Subito l’Elide e l’Ermanna che io conoscevo per aver recitato con loro, mi prendevano e mi portavano dietro al palco, dove c’erano la Iolanda Cavazzoni , la Pasquina e altre ragazze e mi spiegano: “Devi fare una parodia di Vittorio”.
Cominciarono a togliermi la gonna, m’infilarono un paio di pantaloni rossi attillati, dove da dietro al sedere, pendeva una lunga coda che finiva a punto interrogativo. Il maglione rosso andava bene, ma m’infilarono sopra una cotta da chierico con un lungo pizzo all’orlo, sui capelli un’aureola, ma dietro di essa spuntavano due corna rosse.
Intanto l’Ermanna mi spiegava: “Sai lui, è combattuto fra il bene e il male, fra la chiesa e la piazza, devono capire chi vogliamo rappresentare, ma assolutamente non devi fare nomi”.
In quattro e quattr’otto, mi spiegò cosa dovevo fare. Finalmente avevo capito il perché di quell’invito, avevano bisogno di una teatrante, loro non volevano compromettersi anche perché erano vicine di casa.
La serata cominciò con canti in coro o a soli di queste ragazze che avevano belle voci intonate, accompagnate al pianoforte dal cappellano “dun Svulàss”, poi i maschi cominciarono a fare imitazioni, poi barzellette raccontate da Bruno Simonazzi (era più grande di noi, ma si divertiva in mezzo ai giovani) lui di barzellette, ne aveva un repertorio ben fornito e sapeva raccontarle così bene che ti incantava e alla fine scoppiavano le risate.

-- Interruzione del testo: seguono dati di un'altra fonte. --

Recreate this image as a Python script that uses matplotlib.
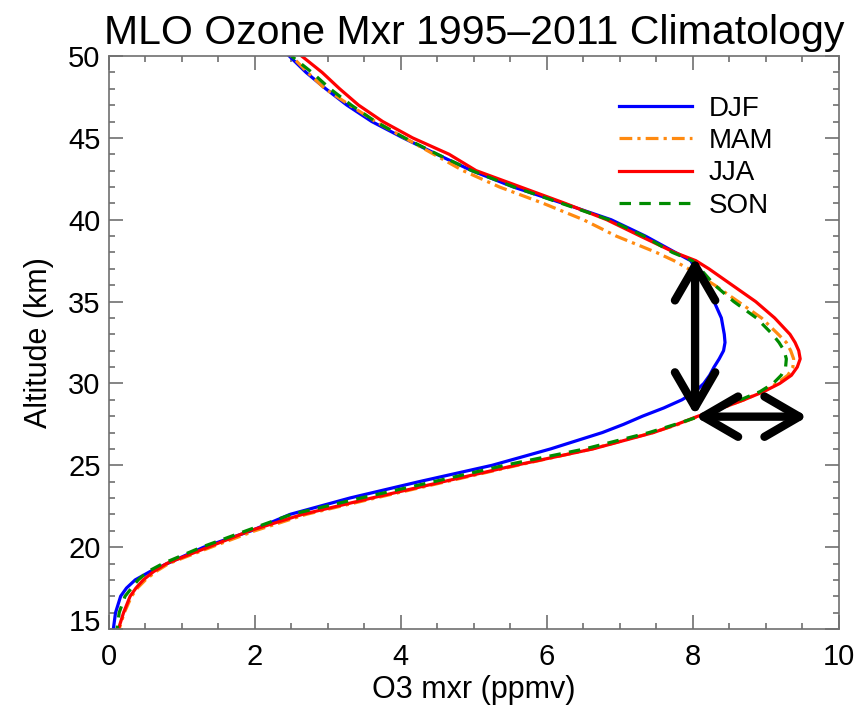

A un certo punto mi buttarono fuori conciata in quel modo. Restai un attimo perplessa sentendo la risata unanime, ma poi cominciai a muovermi accarezzandomi la coda, fingevo di pregare, ma poi cambiavo espressione dicendo parolacce, mi inginocchiavo, poi mi alzavo facendo le corna ecc… Tutti avevano capito chi mimavo, solo lui non l’aveva capito oppure fingeva e alla fine applaudirono tutti.
Poi giocammo come bambini facendo girotondi e alla patacca o allo schiaffo del soldato, intanto avevo recuperato la mia gonna pieghettata a quadri rossi e verdi e cominciavano a piovere coriandoli e stelle filanti, mentre i ragazzi sturavano le bottiglie e facevano brindisi, poi il cappellano si metteva a suonare “Vola stornello a pungolo” una canzone in voga, un po’ “osè” per quel periodo. Mi divertii con questi ragazzi, semplici, buoni, genuini.
Certamente c’era anche chi a carnevale, andava a ballare al “Gatto Verde”, per esempio le mie amiche di Bagnolo, la Mirella, la Miranda e la Marina ci andavano accompagnate da una mamma, che stava seduta vicino alla parete, ma teneva gli occhi ben aperti per controllare le ragazze affidate a lei per l’occasione (non si sa mai cosa poteva succedere), ma allora era così.
Torniamo ai ragazzi di Azione Cattolica, frequentatori della parrocchia, a mezzanotte in punto, tutti cominciarono a mettersi il cappotto era ora di rientrare, in quel periodo non si scherzava con l’orario, potevi trovare la porta di casa sbarrata. Questo è stato il mio primo e forse ultimo carnevale, non ne ricordo altri se non per vestire e far giocare dei bambini.
Elda Zannini
Ancora una volta, Gentile Signora, scava nella mia memoria: il carnevale al “treatrino delle suore”
Dalla Divina Commedia ( solo inferno) di Giansoldati, Favali, Campari, Annigoni. (anno 1964)
Nel mezzo del cammin
della Sarsassa,
dopo l’ospedal,
ma prima della piazza,
mi ritrovai un dì
da un figaro provetto
per forza di parole e
lume d’intelletto.
Quel dì nevicava e tempestava
ed Egli contro Moro imprecava
chè i suoi calli da gran capitalista
vittime erano del centro-sinistra …
…
Quando la finimmo, dopo non aver dimenticato nessuno del paese, andammo dal dott. Pedrazzoli, il farmacista, per le correzioni del testo: “Ragazzi, al di là delle rime e della metrica che fanno schifo, non avete neanche la più lontana idea di quante querele vi arriveranno”.
Non andò mai in scena.
Giovanni Annigoni
Queste “Satire” nel passato venivano attaccate alla porta del comune, naturalmente di notte di nascosto e senza firma. Un bel ricordo del nostro teatrino.